In A Good and Perfect Gift you write, "It was as if having kids had become an equation: youth plus devotion to God plus education equaled a healthy and normal baby. As if taking a birthing class and reading baby books and abstaining from alcohol and praying all guaranteed certain things about our family." I think there is an implicit understanding many of us as Christians have that we will be rewarded for doing things right. How has this changed for you?
I think whenever we start to understand our relationship with God (or other people) in terms of working hard for a reward or working hard to earn our pay, we change the terms of the relationship. God wants a relationship with us that is based upon grace, based upon giving and receiving.
We, like Adam and Eve, want to change that relationship to one of bargaining, as if our behavior can control God. On a human level, it is really tempting to see one another as consumer products instead of God's image-bearers. Even as a mother, I had seen my baby as a product of sorts, and when she was deemed "defective," it was almost as if I wanted to return her or at least demand an explanation from the store manager.

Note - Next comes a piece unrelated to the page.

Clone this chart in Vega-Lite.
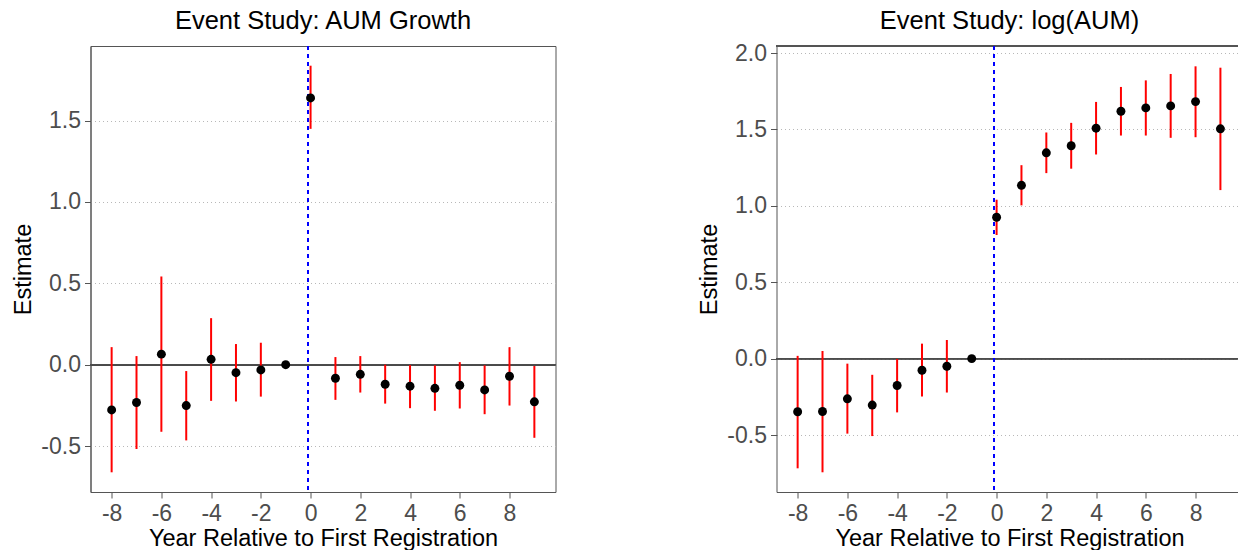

In time, of course, I realized that Penny was a gift. Not a product. But a gift. I hope that having her in my life has taught me first and foremost to see other people as gifts instead of products, but also that God is not under my control, not predictable, and that God doesn't need to answer to me even when I don't understand something.
After Penny's birth you describe a time where you had difficulty praying. You thought of yourself as being "stuck" until a friend described it as a period of fallow ground. How do you see the difference?
We — and I very much include myself in this — are just so impatient! So much of Scripture has to do with waiting. I think of the Israelites in Egypt or in the desert with Moses or waiting thousands of years for the Messiah. And then Jesus waited for his own time to come, waited for forty days in the wilderness, and even waited for God as he hung on the cross. And of course there is our own constant waiting for Jesus' return.
Rest is also a theme throughout Scripture, and, like waiting, a theme our culture would rather ignore. But God both commands us to rest and gives us the possibility of rest. I think waiting and resting are interrelated, and when we understand a "stuck" place with God as a season of waiting and resting, perhaps it will help us to believe that something might just grow in the soil of our hearts again.